== What you will do ==
Give the number of lines holding the string "this" and nothing more.

--- Supplied material ---

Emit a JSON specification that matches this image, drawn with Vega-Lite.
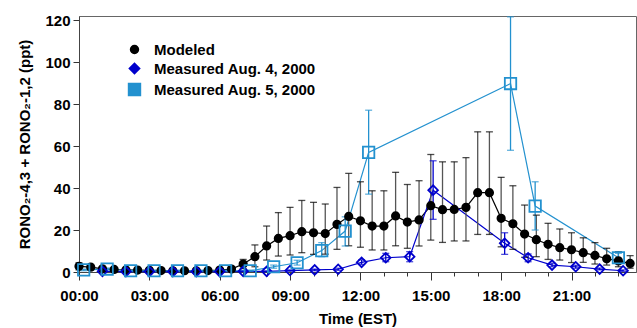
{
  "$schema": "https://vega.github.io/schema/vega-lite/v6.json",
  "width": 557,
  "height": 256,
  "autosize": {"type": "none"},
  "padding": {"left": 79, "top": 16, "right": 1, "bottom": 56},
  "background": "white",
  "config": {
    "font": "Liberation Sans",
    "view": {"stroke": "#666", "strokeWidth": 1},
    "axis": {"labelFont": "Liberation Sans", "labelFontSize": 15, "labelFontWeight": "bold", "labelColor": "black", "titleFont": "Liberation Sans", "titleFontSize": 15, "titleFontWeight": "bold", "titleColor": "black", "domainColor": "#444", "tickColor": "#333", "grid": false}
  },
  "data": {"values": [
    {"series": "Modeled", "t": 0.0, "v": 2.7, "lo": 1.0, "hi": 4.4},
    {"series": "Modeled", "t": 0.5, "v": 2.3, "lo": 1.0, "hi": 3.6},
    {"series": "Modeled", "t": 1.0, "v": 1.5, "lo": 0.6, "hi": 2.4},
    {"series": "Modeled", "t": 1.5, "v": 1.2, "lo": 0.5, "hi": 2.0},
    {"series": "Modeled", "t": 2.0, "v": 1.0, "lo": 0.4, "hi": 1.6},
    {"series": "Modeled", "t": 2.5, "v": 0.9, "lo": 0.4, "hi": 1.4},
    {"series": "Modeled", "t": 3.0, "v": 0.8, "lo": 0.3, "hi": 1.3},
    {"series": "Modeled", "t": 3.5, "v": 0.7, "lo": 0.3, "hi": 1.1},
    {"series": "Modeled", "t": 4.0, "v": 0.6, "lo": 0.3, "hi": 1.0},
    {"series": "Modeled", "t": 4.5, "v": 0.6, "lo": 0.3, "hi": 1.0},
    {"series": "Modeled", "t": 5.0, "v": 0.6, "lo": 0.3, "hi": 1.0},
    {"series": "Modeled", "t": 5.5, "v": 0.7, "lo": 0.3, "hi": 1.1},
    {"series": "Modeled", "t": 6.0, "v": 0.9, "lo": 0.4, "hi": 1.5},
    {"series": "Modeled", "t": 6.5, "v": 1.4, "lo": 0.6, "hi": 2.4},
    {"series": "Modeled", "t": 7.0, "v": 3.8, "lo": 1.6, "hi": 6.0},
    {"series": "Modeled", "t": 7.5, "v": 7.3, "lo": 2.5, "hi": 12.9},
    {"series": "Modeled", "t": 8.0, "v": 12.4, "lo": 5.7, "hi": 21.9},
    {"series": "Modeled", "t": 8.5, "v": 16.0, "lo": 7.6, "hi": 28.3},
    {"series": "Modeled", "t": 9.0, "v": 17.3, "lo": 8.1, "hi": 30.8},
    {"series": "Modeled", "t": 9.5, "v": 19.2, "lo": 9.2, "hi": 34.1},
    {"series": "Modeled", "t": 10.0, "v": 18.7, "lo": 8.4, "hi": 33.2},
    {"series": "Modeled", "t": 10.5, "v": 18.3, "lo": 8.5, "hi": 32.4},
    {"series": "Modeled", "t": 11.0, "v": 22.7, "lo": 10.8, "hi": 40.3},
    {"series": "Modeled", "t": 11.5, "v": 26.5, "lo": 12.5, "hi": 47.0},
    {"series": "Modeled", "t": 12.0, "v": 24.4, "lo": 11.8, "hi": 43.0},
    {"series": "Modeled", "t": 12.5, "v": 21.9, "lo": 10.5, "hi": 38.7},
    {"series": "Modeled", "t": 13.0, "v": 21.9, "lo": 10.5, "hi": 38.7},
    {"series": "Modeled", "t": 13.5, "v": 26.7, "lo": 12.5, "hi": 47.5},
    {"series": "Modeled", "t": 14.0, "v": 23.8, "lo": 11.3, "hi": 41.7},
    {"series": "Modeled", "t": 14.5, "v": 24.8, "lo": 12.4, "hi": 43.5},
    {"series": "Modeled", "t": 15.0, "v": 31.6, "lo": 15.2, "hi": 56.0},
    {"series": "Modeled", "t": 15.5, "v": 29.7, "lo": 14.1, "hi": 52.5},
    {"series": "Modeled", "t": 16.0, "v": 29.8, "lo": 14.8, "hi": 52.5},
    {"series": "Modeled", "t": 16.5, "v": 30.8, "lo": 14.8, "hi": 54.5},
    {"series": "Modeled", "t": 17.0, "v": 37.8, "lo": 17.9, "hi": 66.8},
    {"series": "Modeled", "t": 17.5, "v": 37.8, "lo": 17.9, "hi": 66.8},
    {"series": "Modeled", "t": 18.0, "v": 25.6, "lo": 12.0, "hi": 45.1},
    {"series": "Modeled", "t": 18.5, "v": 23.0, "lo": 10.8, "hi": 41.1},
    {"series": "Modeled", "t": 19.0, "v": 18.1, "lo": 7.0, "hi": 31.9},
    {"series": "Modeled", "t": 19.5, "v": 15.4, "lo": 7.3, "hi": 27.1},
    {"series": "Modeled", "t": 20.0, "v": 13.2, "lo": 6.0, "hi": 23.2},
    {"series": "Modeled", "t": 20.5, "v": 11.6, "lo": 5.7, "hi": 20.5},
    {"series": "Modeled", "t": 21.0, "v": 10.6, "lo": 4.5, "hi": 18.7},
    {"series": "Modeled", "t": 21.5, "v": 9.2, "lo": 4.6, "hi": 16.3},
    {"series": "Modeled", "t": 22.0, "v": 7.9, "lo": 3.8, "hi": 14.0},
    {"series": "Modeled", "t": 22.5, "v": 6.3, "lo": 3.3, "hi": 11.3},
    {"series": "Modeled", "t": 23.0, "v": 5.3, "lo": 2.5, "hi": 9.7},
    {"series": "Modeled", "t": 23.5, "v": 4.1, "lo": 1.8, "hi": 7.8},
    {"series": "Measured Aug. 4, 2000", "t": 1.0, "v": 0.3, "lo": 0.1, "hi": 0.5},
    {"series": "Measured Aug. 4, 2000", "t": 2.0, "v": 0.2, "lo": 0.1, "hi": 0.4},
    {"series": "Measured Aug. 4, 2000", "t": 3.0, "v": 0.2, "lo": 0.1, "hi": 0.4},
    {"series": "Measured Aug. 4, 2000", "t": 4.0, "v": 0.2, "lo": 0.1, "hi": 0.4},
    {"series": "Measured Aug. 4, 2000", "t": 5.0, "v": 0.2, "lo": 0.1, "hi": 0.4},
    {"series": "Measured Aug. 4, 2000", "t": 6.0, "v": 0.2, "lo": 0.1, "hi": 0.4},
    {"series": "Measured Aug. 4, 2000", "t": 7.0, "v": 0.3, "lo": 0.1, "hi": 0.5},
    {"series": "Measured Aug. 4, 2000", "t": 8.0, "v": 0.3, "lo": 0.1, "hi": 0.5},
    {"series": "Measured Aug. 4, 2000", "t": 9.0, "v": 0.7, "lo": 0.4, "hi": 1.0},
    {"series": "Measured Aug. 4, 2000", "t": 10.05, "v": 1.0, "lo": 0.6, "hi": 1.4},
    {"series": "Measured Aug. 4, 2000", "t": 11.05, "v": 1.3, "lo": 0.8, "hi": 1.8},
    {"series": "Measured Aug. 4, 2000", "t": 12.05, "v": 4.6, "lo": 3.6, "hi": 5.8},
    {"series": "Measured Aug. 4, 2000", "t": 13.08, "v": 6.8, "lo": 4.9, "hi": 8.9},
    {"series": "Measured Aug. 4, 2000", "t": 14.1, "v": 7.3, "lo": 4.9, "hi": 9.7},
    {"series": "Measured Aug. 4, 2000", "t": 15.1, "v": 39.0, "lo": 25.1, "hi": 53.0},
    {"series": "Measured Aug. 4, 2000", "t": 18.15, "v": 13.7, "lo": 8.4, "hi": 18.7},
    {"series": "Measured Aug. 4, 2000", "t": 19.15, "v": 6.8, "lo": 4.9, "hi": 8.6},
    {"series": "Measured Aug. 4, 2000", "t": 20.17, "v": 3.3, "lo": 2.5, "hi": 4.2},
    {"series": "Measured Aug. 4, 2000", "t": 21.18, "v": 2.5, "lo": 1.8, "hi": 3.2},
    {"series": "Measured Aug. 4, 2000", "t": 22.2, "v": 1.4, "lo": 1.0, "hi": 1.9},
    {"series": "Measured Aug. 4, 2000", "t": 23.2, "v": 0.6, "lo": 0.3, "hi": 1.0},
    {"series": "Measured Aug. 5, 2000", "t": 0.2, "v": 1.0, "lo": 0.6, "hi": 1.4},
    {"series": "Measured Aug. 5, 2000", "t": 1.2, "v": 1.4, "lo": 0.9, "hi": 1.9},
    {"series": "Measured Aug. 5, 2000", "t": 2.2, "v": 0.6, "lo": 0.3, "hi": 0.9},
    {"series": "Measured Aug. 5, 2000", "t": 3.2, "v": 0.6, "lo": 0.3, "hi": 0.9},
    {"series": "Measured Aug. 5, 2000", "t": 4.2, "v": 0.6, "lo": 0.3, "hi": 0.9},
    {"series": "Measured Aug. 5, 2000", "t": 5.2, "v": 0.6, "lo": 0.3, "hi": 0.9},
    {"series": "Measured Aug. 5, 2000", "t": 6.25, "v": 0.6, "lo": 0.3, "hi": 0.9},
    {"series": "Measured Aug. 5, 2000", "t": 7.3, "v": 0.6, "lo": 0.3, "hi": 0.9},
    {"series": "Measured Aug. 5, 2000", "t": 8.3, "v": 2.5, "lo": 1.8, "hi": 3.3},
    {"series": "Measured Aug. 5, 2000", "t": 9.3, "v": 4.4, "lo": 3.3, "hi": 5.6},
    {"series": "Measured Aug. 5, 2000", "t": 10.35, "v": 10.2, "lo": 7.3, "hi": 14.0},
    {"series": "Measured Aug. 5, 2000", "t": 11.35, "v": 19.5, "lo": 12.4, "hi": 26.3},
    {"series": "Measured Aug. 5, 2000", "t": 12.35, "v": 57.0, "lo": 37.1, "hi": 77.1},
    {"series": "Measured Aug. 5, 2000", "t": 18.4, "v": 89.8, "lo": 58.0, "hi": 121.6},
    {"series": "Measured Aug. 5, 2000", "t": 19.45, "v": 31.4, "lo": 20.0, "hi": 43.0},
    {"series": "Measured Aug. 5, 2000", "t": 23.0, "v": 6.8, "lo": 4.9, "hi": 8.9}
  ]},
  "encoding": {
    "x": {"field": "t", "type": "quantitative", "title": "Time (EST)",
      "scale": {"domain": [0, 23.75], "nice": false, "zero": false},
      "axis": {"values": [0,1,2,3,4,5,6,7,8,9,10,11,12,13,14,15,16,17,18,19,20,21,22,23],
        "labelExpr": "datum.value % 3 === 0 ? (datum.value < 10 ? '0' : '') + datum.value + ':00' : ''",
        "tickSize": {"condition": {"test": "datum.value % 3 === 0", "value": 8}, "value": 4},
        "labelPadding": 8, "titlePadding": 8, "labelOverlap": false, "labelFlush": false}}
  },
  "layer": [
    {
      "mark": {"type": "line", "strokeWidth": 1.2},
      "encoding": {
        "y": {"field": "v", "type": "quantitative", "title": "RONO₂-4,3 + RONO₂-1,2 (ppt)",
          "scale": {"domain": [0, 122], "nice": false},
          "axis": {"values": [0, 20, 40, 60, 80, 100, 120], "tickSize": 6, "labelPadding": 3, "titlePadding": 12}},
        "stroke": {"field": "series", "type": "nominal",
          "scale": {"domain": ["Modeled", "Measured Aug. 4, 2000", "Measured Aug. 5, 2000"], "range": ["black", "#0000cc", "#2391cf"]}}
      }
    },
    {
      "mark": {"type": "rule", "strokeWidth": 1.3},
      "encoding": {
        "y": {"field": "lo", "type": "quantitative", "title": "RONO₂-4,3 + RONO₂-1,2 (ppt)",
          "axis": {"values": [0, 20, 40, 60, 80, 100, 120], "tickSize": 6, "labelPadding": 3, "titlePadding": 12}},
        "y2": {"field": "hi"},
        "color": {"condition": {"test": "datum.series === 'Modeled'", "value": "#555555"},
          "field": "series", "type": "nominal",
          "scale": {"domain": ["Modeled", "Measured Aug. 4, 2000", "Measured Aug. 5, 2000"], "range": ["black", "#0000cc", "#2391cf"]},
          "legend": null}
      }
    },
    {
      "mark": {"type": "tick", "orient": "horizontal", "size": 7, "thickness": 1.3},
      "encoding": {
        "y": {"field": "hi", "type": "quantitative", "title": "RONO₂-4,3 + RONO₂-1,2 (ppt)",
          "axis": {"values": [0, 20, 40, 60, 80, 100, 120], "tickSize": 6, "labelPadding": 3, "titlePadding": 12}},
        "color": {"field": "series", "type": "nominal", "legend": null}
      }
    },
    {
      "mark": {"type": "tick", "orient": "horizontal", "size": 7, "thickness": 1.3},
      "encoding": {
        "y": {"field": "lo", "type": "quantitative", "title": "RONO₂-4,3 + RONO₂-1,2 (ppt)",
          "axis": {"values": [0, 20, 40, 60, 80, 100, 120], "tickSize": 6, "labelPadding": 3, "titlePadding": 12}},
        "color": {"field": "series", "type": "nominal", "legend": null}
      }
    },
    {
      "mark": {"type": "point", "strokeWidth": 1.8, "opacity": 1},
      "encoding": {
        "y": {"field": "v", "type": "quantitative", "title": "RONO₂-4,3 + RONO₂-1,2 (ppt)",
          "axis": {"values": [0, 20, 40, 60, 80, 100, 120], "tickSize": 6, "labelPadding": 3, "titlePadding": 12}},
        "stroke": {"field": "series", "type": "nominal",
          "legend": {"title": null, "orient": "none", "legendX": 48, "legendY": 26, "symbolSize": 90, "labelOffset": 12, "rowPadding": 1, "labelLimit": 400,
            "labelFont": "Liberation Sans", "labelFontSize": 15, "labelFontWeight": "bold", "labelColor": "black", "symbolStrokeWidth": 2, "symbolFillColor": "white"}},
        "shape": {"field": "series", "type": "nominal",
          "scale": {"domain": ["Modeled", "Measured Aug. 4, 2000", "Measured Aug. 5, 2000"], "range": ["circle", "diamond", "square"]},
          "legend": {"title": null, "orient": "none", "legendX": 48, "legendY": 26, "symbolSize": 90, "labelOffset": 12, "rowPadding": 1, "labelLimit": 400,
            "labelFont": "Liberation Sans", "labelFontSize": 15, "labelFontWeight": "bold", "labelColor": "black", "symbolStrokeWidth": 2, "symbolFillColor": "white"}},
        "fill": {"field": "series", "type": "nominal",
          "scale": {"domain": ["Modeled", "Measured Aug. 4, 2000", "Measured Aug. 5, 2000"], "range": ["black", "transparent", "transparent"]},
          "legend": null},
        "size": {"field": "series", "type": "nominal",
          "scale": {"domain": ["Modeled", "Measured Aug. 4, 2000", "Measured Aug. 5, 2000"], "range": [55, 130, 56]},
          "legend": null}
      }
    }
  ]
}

---
--- Supplied material ---

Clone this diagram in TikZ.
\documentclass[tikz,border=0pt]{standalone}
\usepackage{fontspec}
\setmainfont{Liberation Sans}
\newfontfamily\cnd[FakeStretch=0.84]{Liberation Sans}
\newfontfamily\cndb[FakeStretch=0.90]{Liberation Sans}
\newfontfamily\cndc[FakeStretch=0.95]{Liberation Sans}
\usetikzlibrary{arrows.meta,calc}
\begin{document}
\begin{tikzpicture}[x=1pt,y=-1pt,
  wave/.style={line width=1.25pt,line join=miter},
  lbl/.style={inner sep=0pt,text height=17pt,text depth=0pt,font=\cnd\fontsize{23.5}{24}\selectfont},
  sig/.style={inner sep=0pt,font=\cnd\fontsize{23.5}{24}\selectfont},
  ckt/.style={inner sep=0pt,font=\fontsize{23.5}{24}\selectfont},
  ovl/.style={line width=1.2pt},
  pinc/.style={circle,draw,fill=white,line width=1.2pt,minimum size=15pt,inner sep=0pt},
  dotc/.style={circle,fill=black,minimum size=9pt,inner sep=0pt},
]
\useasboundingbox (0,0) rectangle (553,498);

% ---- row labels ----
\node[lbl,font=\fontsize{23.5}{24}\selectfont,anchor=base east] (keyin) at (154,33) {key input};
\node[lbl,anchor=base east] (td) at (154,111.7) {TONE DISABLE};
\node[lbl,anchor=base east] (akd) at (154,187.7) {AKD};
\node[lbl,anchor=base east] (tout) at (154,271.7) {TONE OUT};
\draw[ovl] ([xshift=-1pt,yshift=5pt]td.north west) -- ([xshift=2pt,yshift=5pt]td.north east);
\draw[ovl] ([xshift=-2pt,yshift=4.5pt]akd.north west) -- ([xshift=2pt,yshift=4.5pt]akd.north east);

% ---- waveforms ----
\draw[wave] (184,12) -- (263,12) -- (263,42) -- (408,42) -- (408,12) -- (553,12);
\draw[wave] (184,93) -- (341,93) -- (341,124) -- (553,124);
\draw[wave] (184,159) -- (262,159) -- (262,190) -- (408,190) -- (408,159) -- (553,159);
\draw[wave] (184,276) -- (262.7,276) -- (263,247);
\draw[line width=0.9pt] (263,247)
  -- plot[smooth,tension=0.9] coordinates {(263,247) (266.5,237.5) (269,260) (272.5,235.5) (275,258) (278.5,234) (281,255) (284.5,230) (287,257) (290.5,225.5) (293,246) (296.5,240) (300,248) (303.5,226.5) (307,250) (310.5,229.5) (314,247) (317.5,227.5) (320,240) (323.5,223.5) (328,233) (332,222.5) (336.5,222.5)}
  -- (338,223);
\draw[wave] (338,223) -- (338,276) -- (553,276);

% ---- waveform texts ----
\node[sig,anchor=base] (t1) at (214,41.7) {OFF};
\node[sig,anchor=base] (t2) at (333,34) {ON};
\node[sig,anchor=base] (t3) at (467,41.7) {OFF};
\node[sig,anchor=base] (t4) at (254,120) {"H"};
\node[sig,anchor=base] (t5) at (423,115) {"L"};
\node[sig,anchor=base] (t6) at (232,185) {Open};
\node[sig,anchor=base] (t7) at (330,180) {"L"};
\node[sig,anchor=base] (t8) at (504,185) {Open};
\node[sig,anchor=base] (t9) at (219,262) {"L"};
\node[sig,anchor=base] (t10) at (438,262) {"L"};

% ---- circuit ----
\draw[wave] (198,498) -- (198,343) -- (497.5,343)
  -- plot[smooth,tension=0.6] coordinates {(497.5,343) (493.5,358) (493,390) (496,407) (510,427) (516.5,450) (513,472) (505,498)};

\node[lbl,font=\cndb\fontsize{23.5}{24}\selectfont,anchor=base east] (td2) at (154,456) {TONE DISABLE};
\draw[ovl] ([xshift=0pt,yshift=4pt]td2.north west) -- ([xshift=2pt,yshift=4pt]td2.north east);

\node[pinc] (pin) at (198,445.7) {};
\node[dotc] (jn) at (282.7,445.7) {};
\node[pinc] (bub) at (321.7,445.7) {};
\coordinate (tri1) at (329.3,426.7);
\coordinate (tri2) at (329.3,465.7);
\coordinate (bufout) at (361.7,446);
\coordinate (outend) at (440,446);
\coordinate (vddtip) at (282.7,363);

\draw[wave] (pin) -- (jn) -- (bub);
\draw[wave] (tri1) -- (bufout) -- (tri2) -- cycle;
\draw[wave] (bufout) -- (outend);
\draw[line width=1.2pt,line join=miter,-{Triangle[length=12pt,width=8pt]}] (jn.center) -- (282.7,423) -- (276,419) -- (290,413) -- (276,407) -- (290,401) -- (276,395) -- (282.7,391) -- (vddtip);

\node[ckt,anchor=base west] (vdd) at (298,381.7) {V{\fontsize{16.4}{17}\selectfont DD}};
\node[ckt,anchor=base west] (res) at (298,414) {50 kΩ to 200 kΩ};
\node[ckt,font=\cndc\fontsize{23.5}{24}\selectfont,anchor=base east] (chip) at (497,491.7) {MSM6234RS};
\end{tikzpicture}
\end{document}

---

== Response ==
2